A group of Haida elders in their nineties gathered around a microphone on Lucy Bell's dining room table. Every Haida word they spoke into it was another word recorded for future generations.

It was a touching experience for Bell. Her grandmother spoke Haida, a language also known as Xaad Kil and X̱aaydaa Kil when she was young.

"Many in my generation grew up hearing it but not speaking it, and knowing how precious it was to learn it," said Bell, now 45 and co-ordinator at Haida Gwaii's Xaad Kihlga Hl Suu.u Society of language. She learned Haida as an adult.
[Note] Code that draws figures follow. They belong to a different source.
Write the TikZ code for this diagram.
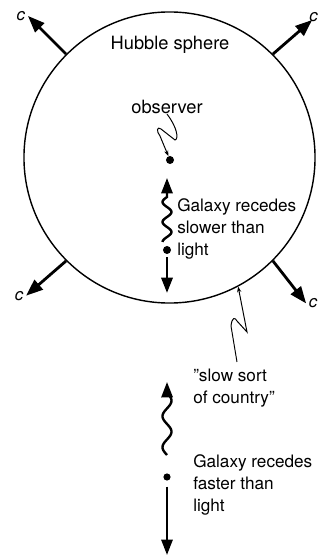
\documentclass[tikz,border=0pt]{standalone}
\usepackage{fontspec}
\setmainfont{TeX Gyre Heros}
\usetikzlibrary{arrows.meta}

\begin{document}
\begin{tikzpicture}[x=0.025cm, y=0.025cm,
    carrow/.style={line width=2pt, -{Triangle[length=12pt,width=9pt]}},
    galarrow/.style={line width=1.7pt, -{Triangle[length=11pt,width=8pt]}},
    pointer/.style={line width=0.7pt, -{Stealth[length=4pt,width=3pt]}},
    gdot/.style={circle, fill, inner sep=0pt, minimum size=#1},
    txt/.style={align=left, anchor=west, inner sep=0pt, font=\fontsize{12.2}{15.5}\selectfont},
    speed/.style={font=\itshape\fontsize{12}{12}\selectfont, inner sep=1pt}]
    \useasboundingbox (0,0) rectangle (320,555);

    % Sphere
    \node[circle, draw, line width=1pt, minimum size=7.275cm, inner sep=0pt] (sphere) at (169.5,397.5) {};
    \node[txt, anchor=center, font=\fontsize{13}{15}\selectfont] (hubble) at (170,510) {Hubble sphere};

    % c arrows
    \draw[carrow] (sphere.135) -- ++(135:54) node[speed, anchor=east] {c};
    \draw[carrow] (sphere.45) -- ++(41:52) node[speed, anchor=south west, xshift=-4pt, yshift=-3pt] {c};
    \draw[carrow] (sphere.-45) -- ++(-52:54) node[speed, anchor=west] {c};
    \draw[carrow] (sphere.-135) -- ++(-139:53) node[speed, anchor=east] {c};

    % Observer
    \node[txt, anchor=center, font=\fontsize{13}{15}\selectfont] (observer) at (167,448) {observer};
    \node[gdot=0.2cm] (obsdot) at (170,395) {};
    \draw[pointer] (observer.south) .. controls (177,428) and (179,416) .. (175,415)
        -- (161,426) .. controls (157,429) and (156,424) .. (160,419) -- (obsdot);

    % Galaxy inside
    \node[gdot=0.2cm] (near) at (167,305) {};
    \coordinate (neartip) at (167,377);
    \coordinate (nearend) at (167,262);
    \draw[galarrow] plot[domain=45:0, samples=40] ({167-4.5*sin(\x*18)}, {358-\x}) -- (neartip);
    \draw[galarrow, line width=2pt, shorten <=2pt] (near.south) -- (nearend);
    \node[txt] (slower) at (177,326) {Galaxy recedes\\slower than\\light};

    % Galaxy outside
    \node[gdot=0.18cm] (far) at (167,78) {};
    \coordinate (fartip) at (167,173);
    \coordinate (farend) at (167,0);
    \draw[galarrow] plot[domain=0:62, samples=50] ({167-4.5*sin(\x*11.6)}, {100+\x}) -- (fartip);
    \draw[galarrow, shorten <=4pt] (far.south) -- (farend);
    \node[txt] (faster) at (193,70) {Galaxy recedes\\faster than\\light};

    % Country
    \node[txt] (country) at (193,167) {''slow sort\\of country''};
    \coordinate (cstart) at (237,193);
    \draw[pointer] (cstart) -- (231,229) .. controls (232,238) and (235,238) .. (237,234)
        -- (247,223) -- (sphere.-62.5);
\end{tikzpicture}
\end{document}
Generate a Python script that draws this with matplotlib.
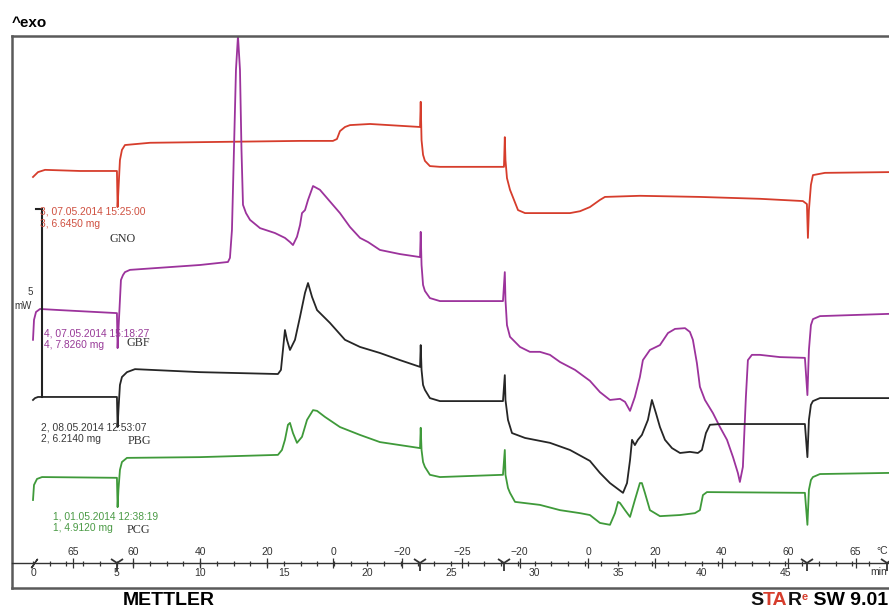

Indigenous languages in Canada are declining as elder native speakers die. Not long after Bell made the Haida recordings, two of the elders who participated passed away.

The language project that Bell is a part of began in 2013. The Social Sciences and Humanities Research Council (SSHRC) of Canada awarded a $2.5-million partnership grant to Simon Fraser University's First Nations Language Centre. The money supports a seven-year project to preserve and revitalize the languages of 22 First Nations groups in British Columbia and Yukon, with technology playing a large role.

The language recordings that Bell and others produced are more than simple records; they're part of interactive lessons for web and mobile apps. Bell's dream is that the new tools will help teach Indigenous youth their languages as early as possible.

"We're at a watershed moment," said Marianne Ignace, director of the First Nations Language Centre.